DVD of the Week: The Bellboy

…or, Jerry Lewis, democrat. He got his chance to direct in early 1960, when he persuaded Paramount to hold back his newest comic vehicle, “Cinderfella” (directed by Frank Tashlin), until the Christmas season and agreed to give them something else to release in the summer. He learned much about precision and audacity from Tashlin; he infused the camera-conscious, frame-breaking form with a content all his own. “The Bellboy,” which I discuss in the clip above, features Lewis in a double role, and double roles are, in fact, the film’s subject. Lewis plays Stanley, the endearingly incompetent title character, who is employed in the Fontainebleau Hotel, in Miami Beach; he also plays himself, Jerry Lewis, big-time celebrity, whose entourage takes endless minutes to stream out of his limousine and surrounds him obsequiously in the hotel lobby. But the film features a host of other characters whose lives force them to hold double roles, the ones that Stanley and all of his uniformed colleagues in the hotel’s quasi-military service line have to play—first of all, themselves; and then, the one that, in the opening voice-over, detaches and demeans those men (and they are all men): namely, their official appellation as “bellboy.”

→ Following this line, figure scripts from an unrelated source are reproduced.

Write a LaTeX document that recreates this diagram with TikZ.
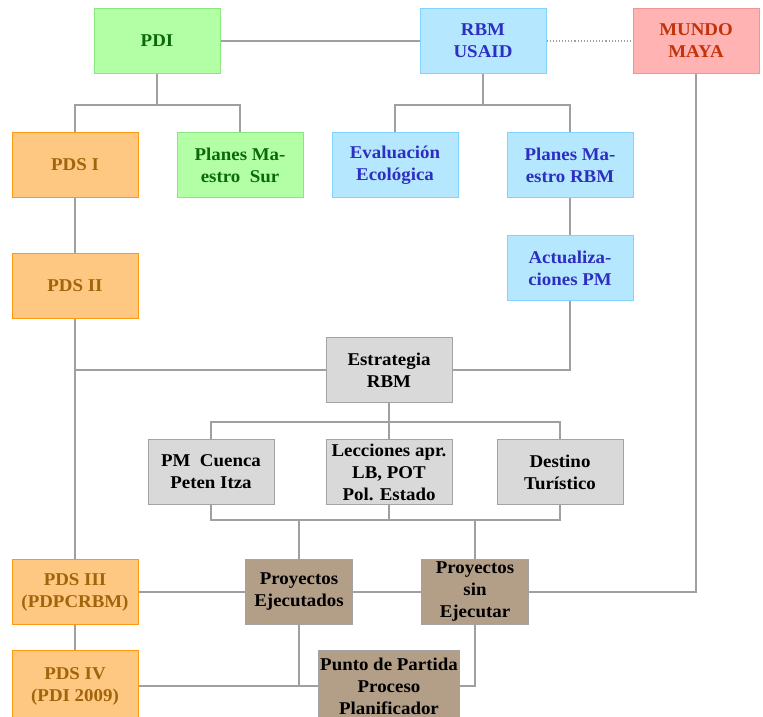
\documentclass[tikz,border=0pt]{standalone}
\usepackage{fontspec}
\setmainfont{Liberation Serif}[FakeStretch=1.05]
\usepackage{tikz}
\usetikzlibrary{arrows,%
                shapes,positioning}

\definecolor{grnfill}{HTML}{B2FFA6}
\definecolor{grnline}{HTML}{8CE67F}
\definecolor{grntext}{HTML}{0A6A0A}
\definecolor{bluefill}{HTML}{B5E8FF}
\definecolor{blueline}{HTML}{80D2FF}
\definecolor{bluetext}{HTML}{2E2EC0}
\definecolor{redfill}{HTML}{FFB3B3}
\definecolor{redline}{HTML}{F29494}
\definecolor{redtext}{HTML}{C2330A}
\definecolor{orgfill}{HTML}{FFC882}
\definecolor{orgline}{HTML}{FF9A10}
\definecolor{orgtext}{HTML}{A0640A}
\definecolor{grayfill}{HTML}{D9D9D9}
\definecolor{grayline}{HTML}{A3A3A3}
\definecolor{brnfill}{HTML}{B39E87}
\definecolor{linkgray}{HTML}{A0A0A0}

\begin{document}
\begin{tikzpicture}[x=1pt, y=-1pt,
  box/.style={draw, line width=1pt, inner sep=0pt, align=center,
    minimum width=126pt, minimum height=65pt,
    font=\fontsize{18}{22}\selectfont\bfseries},
  pdibox/.style={box, fill=grnfill, draw=grnline, text=grntext},
  rbmbox/.style={box, fill=bluefill, draw=blueline, text=bluetext},
  mayabox/.style={box, fill=redfill, draw=redline, text=redtext},
  pdsbox/.style={box, fill=orgfill, draw=orgline, text=orgtext},
  estbox/.style={box, fill=grayfill, draw=grayline, text=black},
  proybox/.style={box, fill=brnfill, draw=grayline, text=black, minimum width=107pt},
  conn/.style={draw=linkgray, line width=1.1pt}]
\useasboundingbox (0,0) rectangle (763,717);
% top row
\node[pdibox] (pdi) at (157,41) {PDI};
\node[rbmbox] (rbm) at (483,41) {RBM\\USAID};
\node[mayabox] (maya) at (696,41) {MUNDO\\MAYA};
% second row
\node[pdsbox] (pds1) at (75,165) {PDS I};
\node[pdibox] (sur) at (240,165) {Planes Ma-\\estro~~Sur};
\node[rbmbox] (eval) at (395,165) {Evaluación\\Ecológica};
\node[rbmbox] (pmrbm) at (570,165) {Planes Ma-\\estro RBM};
\node[pdsbox] (pds2) at (75,286) {PDS II};
\node[rbmbox] (act) at (570,268) {Actualiza-\\ciones PM};
% estrategia
\node[estbox] (estr) at (389,370) {Estrategia\\RBM};
\node[estbox] (cuenca) at (211,472) {PM~~Cuenca\\Peten Itza};
\node[estbox] (lec) at (389,472) {Lecciones apr.\\LB, POT\\Pol. Estado};
\node[estbox] (destino) at (560,472) {Destino\\Turístico};
% proyectos
\node[pdsbox] (pds3) at (75,592) {PDS III\\(PDPCRBM)};
\node[proybox] (ejec) at (299,592) {Proyectos\\Ejecutados};
\node[proybox] (sin) at (475,592) {Proyectos\\sin\\Ejecutar};
\node[pdsbox, minimum height=72pt] (pds4) at (75,686) {PDS IV\\(PDI 2009)};
\node[proybox, minimum width=141pt, minimum height=72pt] (punto) at (389,686) {Punto de Partida\\Proceso\\Planificador};

\coordinate (j1) at (157,105);
\coordinate (j2) at (483,105);
\coordinate (j3) at (389,422);
\coordinate (j4) at (389,520);

\draw[conn] (pdi) -- (rbm);
\draw[conn, dotted] (rbm) -- (maya);
\draw[conn] (pdi) -- (j1);
\draw[conn] (pds1.north) |- (j1) -| (sur.north);
\draw[conn] (rbm) -- (j2);
\draw[conn] (eval.north) |- (j2) -| (pmrbm.north);
\draw[conn] (pmrbm) -- (act);
\draw[conn] (act.south) |- (estr.east);
\draw[conn] (pds1) -- (pds2);
\draw[conn] (pds2) -- (pds3);
\draw[conn] (estr.west) -- (estr.west -| pds2.south);
\draw[conn] (estr) -- (lec);
\draw[conn] (cuenca.north) |- (j3) -| (destino.north);
\draw[conn] (cuenca.south) |- (j4) -| (destino.south);
\draw[conn] (lec) -- (j4);
\draw[conn] (ejec.north) -- (ejec.north |- j4);
\draw[conn] (sin.north) -- (sin.north |- j4);
\draw[conn] (pds3) -- (ejec);
\draw[conn] (ejec) -- (sin);
\draw[conn] (sin.east) -| (maya.south);
\draw[conn] (pds3) -- (pds4);
\draw[conn] (pds4) -- (punto);
\draw[conn] (ejec.south) -- (ejec.south |- punto.west);
\draw[conn] (sin.south) |- (punto.east);
\end{tikzpicture}
\end{document}
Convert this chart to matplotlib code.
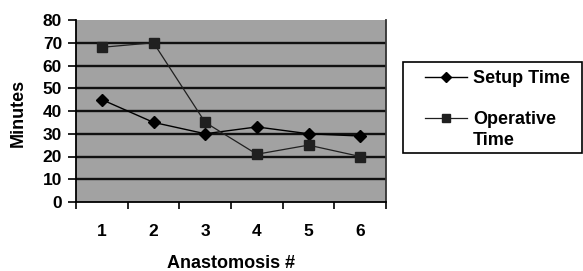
import matplotlib
matplotlib.use("Agg")
import matplotlib.pyplot as plt
from matplotlib.patches import Rectangle

categories = ["1", "2", "3", "4", "5", "6"]
setup_time = [45, 35, 30, 33, 30, 29]
operative_time = [68, 70, 35, 21, 25, 20]
y_ticks = [0, 10, 20, 30, 40, 50, 60, 70, 80]

plt.rcParams['font.family'] = ['Liberation Sans', 'DejaVu Sans']
plt.rcParams['font.weight'] = 'bold'

W, H = 583, 271
fig = plt.figure(figsize=(W / 100, H / 100), dpi=100)
ax = fig.add_axes([76 / W, 1 - 202 / H, (386 - 76) / W, (202 - 20) / H])
ax.set_facecolor('#a2a2a2')

x = list(range(len(categories)))
ax.plot(x, setup_time, color='black', lw=1.0, marker='D', markersize=6,
        label='Setup Time', zorder=3)
ax.plot(x, operative_time, color='#202020', lw=0.9, marker='s', markersize=6.5,
        markerfacecolor='#202020', label='Operative', zorder=3)

ax.set_xlim(-0.5, len(categories) - 0.5)
ax.set_ylim(0, 80)
ax.set_yticks(y_ticks)
for yv in y_ticks[1:-1]:
    ax.axhline(yv, color='#111111', lw=1.7, zorder=1)

ax.set_xticks([i - 0.5 for i in range(len(categories) + 1)])
ax.set_xticklabels([])
ax.set_xticks(x, minor=True)
ax.set_xticklabels(categories, minor=True, fontsize=12.5, fontweight='bold')
ax.tick_params(axis='x', which='major', direction='out', length=5, width=1.2)
ax.tick_params(axis='x', which='minor', length=0, pad=16)
ax.tick_params(axis='y', direction='out', length=6, width=1.2, pad=4, labelsize=12.5)
for lab in ax.get_yticklabels():
    lab.set_fontweight('bold')

ax.spines['top'].set_visible(False)
ax.spines['left'].set_linewidth(1.3)
ax.spines['bottom'].set_linewidth(1.3)
ax.spines['right'].set_linewidth(1.3)
ax.spines['right'].set_color('#333333')

ax.set_ylabel('Minutes', fontsize=13, fontweight='bold')
ax.yaxis.set_label_coords(-(76 - 18) / (386 - 76), 0.49)
ax.yaxis.label.set_va('center')
ax.set_xlabel('Anastomosis #', fontsize=13, fontweight='bold')
ax.xaxis.set_label_coords(0.5, -(263 - 202) / (202 - 20))
ax.xaxis.label.set_va('center')

# legend frame
fig.add_artist(Rectangle((403 / W, 1 - 153 / H), (582 - 403) / W, (153 - 62) / H,
                         transform=fig.transFigure, facecolor='white',
                         edgecolor='black', lw=1.2, zorder=1))
leg = fig.legend(loc='upper left', bbox_to_anchor=(425 / W, 1 - 70 / H),
                 frameon=False, fontsize=13, handlelength=2.3,
                 handletextpad=0.35, labelspacing=1.35, borderaxespad=0,
                 borderpad=0, markerscale=0.8)
for t in leg.get_texts():
    t.set_fontweight('bold')
fig.text(473 / W, 1 - 141 / H, 'Time', fontsize=13, fontweight='bold',
         va='center', ha='left')

fig.savefig('out.png', dpi=100)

True to Lewis’s interest in the amorphous realms of identity, a comic intro by a fictitious Paramount executive (Jack Kruschen) declares the film to have “no story and no plot,” to be “a visual diary of a few weeks in the life of a real nut.” Of course, in a sense, Lewis is just setting his audience up for a rapidly assembled feature-length string of comic sketches. But he’s also setting up a theme of personal and even political substance, which he caps off in the film’s last line, which (not to spoil the gag) refers to “the other guy’s story.” That story, in Lewis’s view, is not a given; it has to be teased out empathetically, because it’s detached from a person’s public identity; but in Lewis’s humane utopia, it would be fused with public identity, would get expressed in the public sphere. And this movie, his first, is a brilliantly inventive step in that direction.

Last year, writing about Chris Fujiwara’s book about Lewis, I quoted a passage from the author’s ample interview with the filmmaker, in which the comedian’s divided character is exactly the issue. The insightful and self-revealing remarks are worth another look in the light of this movie.

P.S. It is, by now, a commonplace, but one that bears repeating: in 1956, Lewis had the idea for a closed-circuit TV camera to be mounted beside the movie camera so that, as a performer, he (and not just the director) could see the effect he was achieving on-screen, and he submitted a patent application for such a system. He put it into use on “The Bellboy”; a variant of his system is now the industry standard. Michael Frediani offers a detailed history of its development and a look at how Lewis used it.